- Origin: Vaughan, Ontario, Canada
- Genres: Rock, alternative rock
- Years active: 2007–present
- Label: Anthem Records
- Members: Al Capo Adam Bianchi Andrew Testa

= Stuck on Planet Earth =

Canadian alternative rock trio

Stuck On Planet Earth is a Canadian three piece alternative rock band from Vaughan, Ontario, consisting of Adam Bianchi (vocals and guitar), Al Capo (vocals and bass), and Andrew Testa (drums).

They formed in 2007 and have released four EPs and seven singles, with their release "Play Along" charting on the Canadian iTunes Alternative charts. Stuck On Planet Earth has received national and international radio play through The Verge (XM). In May 2013, Stuck On Planet Earth released their single "Better", which charted at #40 on the Canadian rock/alternative chart.

The music video for "Better" premiered on Exclaim!. In October 2013, it was announced by Aquarian Weekly that Stuck On Planet Earth would embark on their first US east coast tour, and to much success they were received well by fans and music critics alike.

In November 2013, Stuck On Planet Earth released their single "Fast Forward", produced by Flashlight Brown alumni Fil Bucchino.

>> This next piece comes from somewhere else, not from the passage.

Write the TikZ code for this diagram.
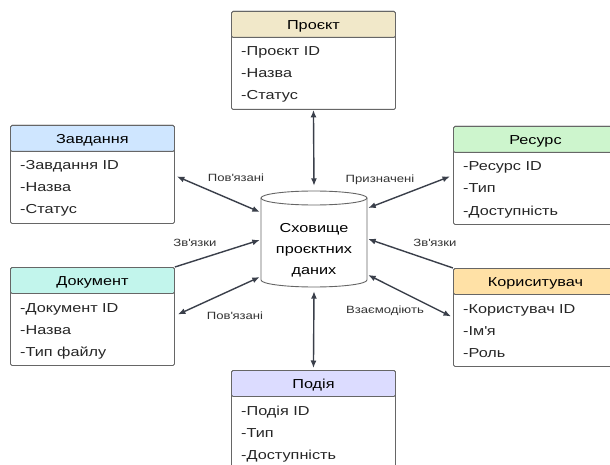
\documentclass[tikz,border=0pt]{standalone}
\usepackage{fontspec}
\setmainfont{Liberation Sans}[FakeStretch=1.25]
\usetikzlibrary{calc,arrows.meta}
\definecolor{cproj}{HTML}{F1E8C9}
\definecolor{ctask}{HTML}{CFE6FF}
\definecolor{cres}{HTML}{CDF5CD}
\definecolor{cdoc}{HTML}{C2F5EC}
\definecolor{cuser}{HTML}{FFE1A6}
\definecolor{cevent}{HTML}{DCDCFF}
\definecolor{boxline}{HTML}{666666}
\definecolor{arrowc}{HTML}{3A3F4A}
\definecolor{labelc}{HTML}{333333}
\tikzset{
  boxbody/.style={draw=boxline, fill=white, rounded corners=1.5pt, minimum width=164pt, minimum height=98pt, inner sep=0pt, line width=0.9pt, anchor=north west},
  boxhead/.style={draw=boxline, rounded corners=1.5pt, minimum width=164pt, minimum height=26pt, inner sep=0pt, line width=0.9pt, anchor=north west, font=\fontsize{13}{15}\selectfont, text height=9.3pt, text depth=0pt},
  attr/.style={anchor=base west, inner sep=0pt, font=\fontsize{13}{15}\selectfont, text=black!85},
  conn/.style={draw=arrowc, line width=1.4pt},
  bothway/.style={conn, {Latex[length=7.5pt,width=6pt]}-{Latex[length=7.5pt,width=6pt]}},
  oneway/.style={conn, -{Latex[length=7.5pt,width=6pt]}},
  lbl/.style={font=\fontsize{10.5}{12}\selectfont, text=labelc, inner sep=1pt},
  cylline/.style={draw=boxline, line width=0.9pt},
}
\newcommand\erbox[7]{%
  \node[boxbody] (#1) at (#2) {};
  \node[boxhead, fill=#3] (#1-h) at (#1.north west) {#4};
  \node[attr] (#1-a) at ($(#1.north west)+(10,45)$) {#5};
  \node[attr] (#1-b) at ($(#1.north west)+(10,67)$) {#6};
  \node[attr] (#1-c) at ($(#1.north west)+(10,89)$) {#7};
}
\begin{document}
\begin{tikzpicture}[x=1pt,y=-1pt]
\useasboundingbox (0,0) rectangle (610,465);
\fill[white] (0,0) rectangle (610,465);
\clip (0,0) rectangle (610,465);

% boxes
\erbox{proj}{231,11}{cproj}{Проєкт}{-Проєкт ID}{-Назва}{-Статус}
\erbox{task}{10,125}{ctask}{Завдання}{-Завдання ID}{-Назва}{-Статус}
\erbox{res}{453,126}{cres}{Ресурс}{-Ресурс ID}{-Тип}{-Доступність}
\erbox{doc}{10,267}{cdoc}{Документ}{-Документ ID}{-Назва}{-Тип файлу}
\erbox{user}{453,268}{cuser}{Кориситувач}{-Користувач ID}{-Ім\textquotesingle я}{-Роль}
\erbox{event}{231,370}{cevent}{Подія}{-Подія ID}{-Тип}{-Доступність}

% cylinder
\fill[white] (261,198) -- (261,280) arc[start angle=180, end angle=0, x radius=53, y radius=7] -- (367,198) -- cycle;
\draw[cylline] (261,198) -- (261,280) arc[start angle=180, end angle=0, x radius=53, y radius=7] -- (367,198);
\draw[cylline] (314,198) ellipse [x radius=53, y radius=7];
\node[minimum width=106pt, minimum height=96pt, inner sep=0pt] (cyl) at (314,239) {};
\node[align=center, font=\fontsize{13}{21}\selectfont, inner sep=0pt] (cyltext) at (314,250) {Сховище\\проєктних\\даних};

% connectors
\draw[bothway] (proj.south) -- ([yshift=5pt]cyl.north);
\draw[bothway] ([yshift=-4pt]cyl.south) -- ([yshift=2pt]event.north);
\draw[bothway] ([xshift=2pt,yshift=-2pt]task.east) -- ([yshift=27pt,xshift=-1pt]cyl.west);
\draw[bothway] ([xshift=-3pt,yshift=-1pt]res.west) -- ([yshift=31pt,xshift=1pt]cyl.east);
\draw[oneway] (doc.north east) -- ([yshift=-1pt,xshift=-1pt]cyl.west);
\draw[bothway] ([xshift=3pt,yshift=2pt]doc.east) -- ([yshift=-38pt,xshift=-1pt]cyl.west);
\draw[oneway] (user.north west) -- ([xshift=1pt]cyl.east);
\draw[bothway] ([xshift=1pt,yshift=-36pt]cyl.east) -- ([xshift=-2pt,yshift=1pt]user.west);

% labels
\node[lbl] (l1) at (236,178) {Пов\textquotesingle язані};
\node[lbl] (l2) at (380,180) {Призначені};
\node[lbl] (l3) at (195,243) {Зв\textquotesingle язки};
\node[lbl] (l4) at (235,316) {Пов\textquotesingle язані};
\node[lbl] (l5) at (435,243) {Зв\textquotesingle язки};
\node[lbl] (l6) at (385,311) {Взаємодіють};
\end{tikzpicture}
\end{document}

The music video for "Fast Forward" premiered on Exclaim!.

The single was picked up by The Verge (XM) and CBC Radio 3, and debuted on The R3-30 at #1 on November 29, 2013. "Fast Forward" remained in the #1 position on the CBC Radio 3 The R3-30 countdown until January 31, 2014.

Subsequently, "Fast Forward" was also featured on the 'Plays of the Week' segment on the NHL Network (Canada) on November 25, 2013. In February 2014, Vice (magazine) profiled the band as a new and emerging act to watch out for. In September 2015, Stuck was added to Riot Fest in Toronto, alongside Weezer, Motörhead, Alexisonfire, Eagles of Death Metal, and Against Me!. Subsequently, after their Riot Fest debut, Stuck On Planet Earth's single "Use Me" premiered on CFNY-FM 102.1 The Edge. In May 2015, Stuck On Planet Earth opened for Scott Weiland and the Wildabouts at the Mod Club Theatre in Toronto for Canadian Music Week.

During 2015, Stuck On Planet Earth opened for Scott Weiland, Finger Eleven, Gob, and SWMRS. In 2016, Stuck On Planet Earth played SXSW and toured North America extensively. On December 6, 2016, Stuck On Planet Earth's music video for their song "Forgot My Name" premiered on Aux (TV channel).

In April 2018, the band signed an exclusive record deal with Anthem Records.

On June 26, 2020, Stuck On Planet Earth released their debut album Beautiful Nowhere via Anthem Records. Beautiful Nowhere was given positive reviews, and subsequently their debut single from the album "Higher Than The Drugs" entered the Canadian mainstream rock billboard charts.